«Все было одухотворено. И все было живо; у меня появились друзья. На собраниях Зофингии я иногда делал доклады по психологии и богословию. Мы часто и горячо спорили, и не только о медицине. Мы говорили о Шопенгауэре и Канте, мы разбирались в стилистических тонкостях Цицерона, мы занимались, наконец, философией и теологией. Короче говоря, мы располагали всем, что могли дать нам классическое образование и культурная традиция».
Необъяснимые явления и интерес к психиатрии
Летом 1898 года Юнг стал свидетелем необычного события. В своей комнате он читал какой-то учебник, в то время как в столовой находилась его мать, которая в тот момент занималась вязанием. Внезапно в столовой раздался треск, и прибежавший на шум Юнг увидел, что столешница круглого обеденного стола орехового дерева раскололась до середины. Ранее именно за этим столом проходили спиритические сеансы с Хелен. Но Юнг не мог найти никакого объяснения тому, почему раскололась столешница. Однако на него произвели огромное впечатление слова матери, которая сказала, что это что-то значит.
Две недели спустя произошло еще одно необъяснимое для Юнга событие. Придя домой, он узнал, что примерно за час до его прихода неожиданно раздался грохот, исходящий со стороны буфета, которому было около ста лет. Обследовав буфет, Юнг обнаружил хлебницу, а в ней нож с разломанным лезвием. Когда на следующий день он показал разломанный нож одному из лучших литейщиков города, то тот сообщил, что нож сделан из хорошей стали и не может просто так расколоться. Юнг был в недоумении, поскольку полагал, что списывать все случившееся на обыкновенную случайность было бы верхом легкомыслия.
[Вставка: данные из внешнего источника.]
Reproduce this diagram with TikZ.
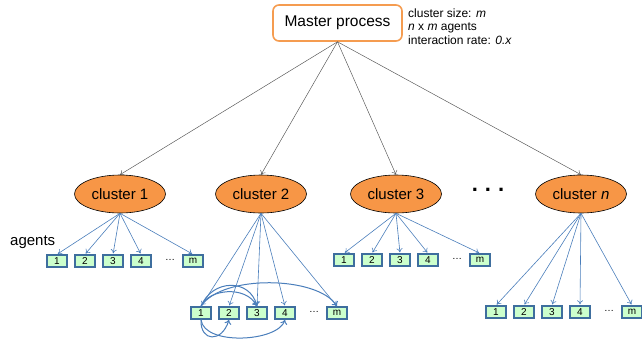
\documentclass[tikz,border=0pt]{standalone}
\usepackage{fontspec}
\setmainfont{Liberation Sans}
\usetikzlibrary{shapes.geometric,arrows.meta}
\definecolor{clusterorange}{HTML}{F79646}
\definecolor{boxorange}{HTML}{F59C50}
\definecolor{agentfill}{HTML}{CCFFCC}
\definecolor{agentedge}{HTML}{3E6E9E}
\definecolor{linkblue}{HTML}{4A7EBB}
\definecolor{toplinkgray}{HTML}{505050}
\begin{document}
\begin{tikzpicture}[x=1pt,y=-1pt,
  masterbox/.style={draw=boxorange,line width=1.6pt,rounded corners=6pt,fill=white,
    minimum width=129pt,minimum height=36pt,inner sep=0pt,font=\fontsize{15.5}{17}\selectfont},
  cluster/.style={ellipse,draw=black,line width=0.6pt,fill=clusterorange,
    minimum width=91pt,minimum height=38pt,inner sep=0pt,font=\fontsize{15}{17}\selectfont},
  agent/.style={rectangle,draw=agentedge,line width=1.4pt,fill=agentfill,
    minimum width=20pt,minimum height=12pt,inner sep=0pt,font=\fontsize{10}{11}\selectfont},
  rowdots/.style={inner sep=0pt,font=\fontsize{10}{11}\selectfont},
  toplink/.style={draw=toplinkgray,line width=0.45pt,-{To[length=4pt,width=6pt]}},
  agentlink/.style={draw=linkblue,line width=0.6pt,-{To[length=4pt,width=6pt]},shorten >=1pt},
  peerlink/.style={draw=linkblue,line width=1pt,-{To[length=4.5pt,width=7pt]}}]
\useasboundingbox (0,0) rectangle (642,341);

% master process and its notes
\node[masterbox] (master) at (337.5,23) {Master process};
\node[anchor=north west,align=left,inner sep=0pt,font=\fontsize{12}{13.8}\selectfont]
  (notes) at (408,8.2) {cluster size: \textit{m}\\\textit{n} x \textit{m} agents\\interaction rate: \textit{0.x}};

% clusters
\node[cluster] (c1) at (120,194) {cluster 1};
\node[cluster] (c2) at (261,194) {cluster 2};
\node[cluster] (c3) at (396,194) {cluster 3};
\node[cluster] (cn) at (581,194) {cluster \textit{n}};
\node[inner sep=0pt,font=\fontsize{22}{22}\selectfont\bfseries] (cdots) at (488,190) {.\hspace{7pt}.\hspace{7pt}.};

\foreach \c in {c1,c2,c3,cn} \draw[toplink] (master.south) -- (\c.north);

\node[anchor=base west,inner sep=0pt,font=\fontsize{15}{17}\selectfont] (agentslabel) at (10,245) {agents};

% agent rows: cluster name / first box x / row y
\foreach \c/\x/\y in {c1/57/261,c2/201/313,c3/344/260,cn/496/312}{
  \foreach \i in {1,2,3,4}
    \node[agent] (\c-\i) at ({\x+28*(\i-1)},\y) {\i};
  \node[agent] (\c-m) at ({\x+136},\y) {m};
  \node[rowdots] (\c-dots) at ({\x+113},{\y-1.5}) {…};
  \foreach \i in {1,2,3,4,m}
    \draw[agentlink] (\c.south) -- (\c-\i.north);
}

% interactions between agents of cluster 2
\draw[peerlink] (c2-1.north) .. controls (212,279) and (250,278) .. (c2-3.north);
\draw[peerlink] (c2-1.north) .. controls (208,289) and (246,285) .. (c2-3.north);
\draw[peerlink] (c2-1.north) .. controls (222,274) and (318,276) .. (c2-m.north);
\draw[peerlink] (c2-1.south) .. controls (200,342) and (222,343) .. (c2-2.south);
\draw[peerlink] (c2-1.south) .. controls (204,346) and (278,342) .. (c2-4.south);
\end{tikzpicture}
\end{document}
Знакомство со спиритической литературой, эксперименты с медиумом и необъяснимые происшествия в доме Юнга подтолкнули его к дальнейшим размышлениям над природой паранормальных феноменов. Правда, завершение медицинского образования в Базельском университете и последующая работа в клинике способствовали его обращению к научной деятельности, когда стремление к признанию заслуг в академической среде потребовало переосмысления данных, полученных в ходе спиритических экспериментов. Другое дело, что студенческий интерес к паранормальным явлениям с годами обрел такую своеобразную форму, которая позволила совместить науку с религией, психологические схемы с мистическим опытом.
На первых курсах обучения в Базельском университете Юнга интересовали гистология, эволюционная теория, сравнительная анатомия. Он не собирался заниматься серьезно психиатрией, поскольку лекции по психиатрии и клинические занятия не произвели на него никакого впечатления. Однако, когда, готовясь к государственному экзамену, ему пришлось обратиться к учебнику по психиатрии, то по мере чтения предисловия к этому учебнику он с удивлением обнаружил, что именно в психиатрии лежит как раз то, к чему он так стремился, не будучи в состоянии совместить разнообразные направления исследований.
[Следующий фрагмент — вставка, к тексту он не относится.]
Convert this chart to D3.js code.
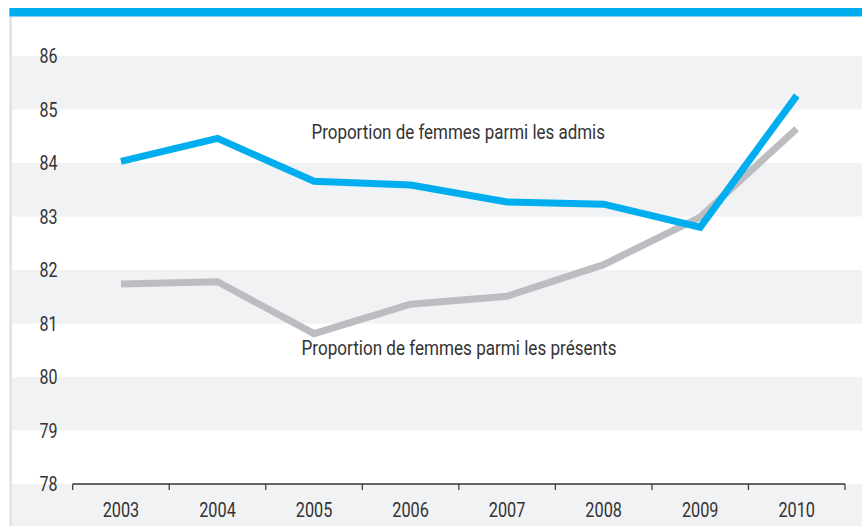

Юнгу импонировали высказанные автором мысли о том, что в результате недостаточной научной разработки учебники по психиатрии страдают субъективностью и что психозы являются болезнями личности. Он понял для себя, что сочетание субъективного опыта с болезнями личности может выступать в форме объективного знания, поскольку ему самому пришлось пережить нечто подобное.
Словом, решение Юнга специализироваться в области психиатрии было связано с той двойственностью, которую он, с одной стороны, ощущал в себе (личность номер один и личность номер два), а с другой – усматривал в наличии различных сфер знания, связанных с изучением природы и постижением тайны духа. Возможность раскрытия сути взаимодействия природы и духа как раз и усматривалась Юнгом именно в рамках психиатрии:
«Только здесь могли соединиться два направления моих интересов. В психиатрии я видел поле для практических исследований как в области биологии, так и в области человеческого сознания, – это сочетание я искал повсюду и не находил нигде. Это была, наконец, та область, где взаимодействие природы и духа становилось реальностью».
Отказавшись от заманчивого предложения одного из преподавателей стать его ассистентом и отправиться в Мюнхен для работы в качестве терапевта, Юнг бесповоротно решает посвятить свою дальнейшую профессиональную деятельность психиатрии.
Несмотря на удивление тех, кто посчитал его глупцом, отказавшимся от карьеры терапевта ради «психиатрической неразберихи», Юнг поставил перед собой довольно амбициозную цель: доказать, что ложные идеи, галлюцинации и прочие проявления, столь характерные для людей, страдающих психическими расстройствами, являются не столько симптомами умственного заболевания, сколько чем-то таким, что присуще человеческому сознанию вообще.